Organizatorzy protestu podkreślali, że chcą wyrazić nie tylko niezadowolenie z powodu decyzji komisji konkursowej, ale również obawę o przyszłość instytucji.
Autor: Aleksandra Suława
- Nie wiemy kim są ludzie, którzy będę teraz kierować teatrem i jaki charakter chcą nadać narodowej scenie - mówiła Dominika Panasewicz, jedna z organizatorek akcji. - Boimy się, że nie będzie tu już miejsca ani na polifoniczność, ani na wolność artystyczną.
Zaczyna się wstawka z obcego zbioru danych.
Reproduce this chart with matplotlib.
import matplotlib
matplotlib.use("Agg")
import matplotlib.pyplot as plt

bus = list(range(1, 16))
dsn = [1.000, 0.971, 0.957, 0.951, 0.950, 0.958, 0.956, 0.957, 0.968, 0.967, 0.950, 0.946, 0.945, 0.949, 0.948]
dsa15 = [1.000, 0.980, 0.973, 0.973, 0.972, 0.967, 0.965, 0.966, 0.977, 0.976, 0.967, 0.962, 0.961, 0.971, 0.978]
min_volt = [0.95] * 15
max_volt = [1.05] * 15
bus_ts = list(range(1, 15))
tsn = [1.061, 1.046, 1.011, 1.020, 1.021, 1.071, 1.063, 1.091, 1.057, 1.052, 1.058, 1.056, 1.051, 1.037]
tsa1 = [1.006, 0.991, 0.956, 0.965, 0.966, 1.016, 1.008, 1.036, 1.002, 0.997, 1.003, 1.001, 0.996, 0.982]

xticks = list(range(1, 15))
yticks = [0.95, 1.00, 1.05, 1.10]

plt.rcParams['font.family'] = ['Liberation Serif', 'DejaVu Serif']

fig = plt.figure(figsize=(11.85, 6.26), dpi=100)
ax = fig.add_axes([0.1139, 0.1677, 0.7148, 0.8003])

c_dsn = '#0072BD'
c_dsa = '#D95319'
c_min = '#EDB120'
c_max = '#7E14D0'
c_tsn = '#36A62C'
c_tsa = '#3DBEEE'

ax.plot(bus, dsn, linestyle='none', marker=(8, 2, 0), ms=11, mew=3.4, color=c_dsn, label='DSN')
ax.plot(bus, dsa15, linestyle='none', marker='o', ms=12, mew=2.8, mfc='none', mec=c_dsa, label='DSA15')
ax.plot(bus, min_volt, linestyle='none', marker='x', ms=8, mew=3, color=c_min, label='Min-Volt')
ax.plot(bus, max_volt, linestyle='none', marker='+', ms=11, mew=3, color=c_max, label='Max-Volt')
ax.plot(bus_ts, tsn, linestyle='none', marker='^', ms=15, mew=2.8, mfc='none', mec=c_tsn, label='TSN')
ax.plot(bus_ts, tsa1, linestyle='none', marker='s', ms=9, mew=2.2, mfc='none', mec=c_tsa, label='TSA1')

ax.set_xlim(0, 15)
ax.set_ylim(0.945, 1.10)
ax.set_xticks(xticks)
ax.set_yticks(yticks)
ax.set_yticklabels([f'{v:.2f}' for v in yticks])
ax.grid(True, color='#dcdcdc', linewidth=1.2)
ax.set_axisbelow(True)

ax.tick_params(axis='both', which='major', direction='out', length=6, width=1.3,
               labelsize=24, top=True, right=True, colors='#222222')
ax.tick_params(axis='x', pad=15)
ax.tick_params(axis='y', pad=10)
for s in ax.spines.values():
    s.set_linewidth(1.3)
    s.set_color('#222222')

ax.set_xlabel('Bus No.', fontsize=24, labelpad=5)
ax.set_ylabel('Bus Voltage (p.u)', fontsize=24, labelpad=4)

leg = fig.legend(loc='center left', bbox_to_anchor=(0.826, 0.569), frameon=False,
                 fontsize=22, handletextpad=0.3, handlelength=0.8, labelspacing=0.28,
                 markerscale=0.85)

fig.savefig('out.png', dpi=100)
W proteście zorganizowanym przez nieformalną grupę „publiczność Narodowego Starego Teatru” wzięło udział około stu osób. Poparcie wyraziły zespoły teatrów z Bydgoszczy i Kalisza, z kolei we Wrocławiu zorganizowano równoległy protest pod hasłem „To jeszcze nie koniec. Solidarni ze Starym”, a kilkoro aktorów z Teatru Polskiego pojawiło się na krakowskim placu Szczepańskim.
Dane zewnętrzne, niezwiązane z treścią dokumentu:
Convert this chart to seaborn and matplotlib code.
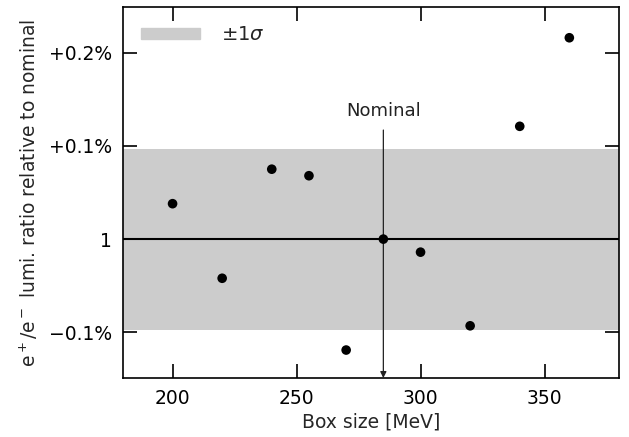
import matplotlib
matplotlib.use("Agg")
import matplotlib.pyplot as plt
import matplotlib.patches as mpatches
import seaborn as sns
import pandas as pd

# Box size scan: luminosity ratio shift relative to the nominal box (in %)
box_size = [200, 220, 240, 255, 270, 285, 300, 320, 340, 360]
ratio_shift_pct = [0.038, -0.042, 0.075, 0.068, -0.119, 0.0, -0.014, -0.093, 0.121, 0.216]
sigma_pct = 0.097
nominal_box = 285

ytick_values = [-0.1, 0.0, 0.1, 0.2]
ytick_labels = ["\u22120.1%", "1", "+0.1%", "+0.2%"]
xtick_values = [200, 250, 300, 350]

sns.set_theme(style="ticks")
plt.rcParams["font.family"] = ["DejaVu Sans"]
plt.rcParams["mathtext.fontset"] = "dejavusans"
plt.rcParams["xtick.direction"] = "in"
plt.rcParams["ytick.direction"] = "in"

df = pd.DataFrame({"box": box_size, "shift": ratio_shift_pct})

fig = plt.figure(figsize=(6.29, 4.37), dpi=100)
ax = fig.add_axes([0.1955, 0.135, 0.7885, 0.849])

ax.axhspan(-sigma_pct, sigma_pct, color="#cccccc", lw=0, zorder=0)
ax.axhline(0.0, color="black", lw=1.5, zorder=1)

sns.scatterplot(data=df, x="box", y="shift", ax=ax, color="black",
                s=48, edgecolor="none", zorder=3, legend=False)

ax.set_xlim(180, 380)
ax.set_ylim(-0.149, 0.249)

ax.annotate("", xy=(nominal_box, -0.149), xytext=(nominal_box, 0.117),
            arrowprops=dict(arrowstyle="-|>", color="#222222", lw=0.9,
                            mutation_scale=9, shrinkA=0, shrinkB=0),
            annotation_clip=False, zorder=2)
ax.text(nominal_box, 0.128, "Nominal", ha="center", va="bottom",
        fontsize=13, color="#222222")

ax.set_xticks(xtick_values)
ax.set_yticks(ytick_values)
ax.set_yticklabels(ytick_labels)
ax.tick_params(axis="both", which="both", direction="in", length=10, width=1.2,
               top=True, right=True, labelsize=13.5, colors="black", pad=8)
for sp in ax.spines.values():
    sp.set_linewidth(1.2)
    sp.set_color("black")

ax.set_xlabel("Box size [MeV]", fontsize=13.5, labelpad=3)
ax.set_ylabel("e$^+$/e$^-$ lumi. ratio relative to nominal", fontsize=13.5, labelpad=6)

band = mpatches.Patch(color="#cccccc", label=r"$\pm1\sigma$")
ax.legend(handles=[band], loc="upper left", frameon=False, fontsize=14,
          handlelength=3.0, handleheight=0.55, borderaxespad=0.45,
          borderpad=0.5, handletextpad=1.1)

fig.savefig("out.png", dpi=100)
- Aktorzy ze Starego podzielili nasz los, ich głos został kompletnie pominięty - oświadczyła wrocławska aktorka Katarzyna Strączek.
Do protestujących dołączyli aktorzy Starego Teatru, którzy odczytali oświadczenie zespołu: - Mamy nadzieję, że nic nie jest jeszcze przesądzone. Pomóżcie nam doprowadzić do prawdziwego dialogu o przyszłości Narodowego Starego Teatru, a nie pozoru tego dialogu.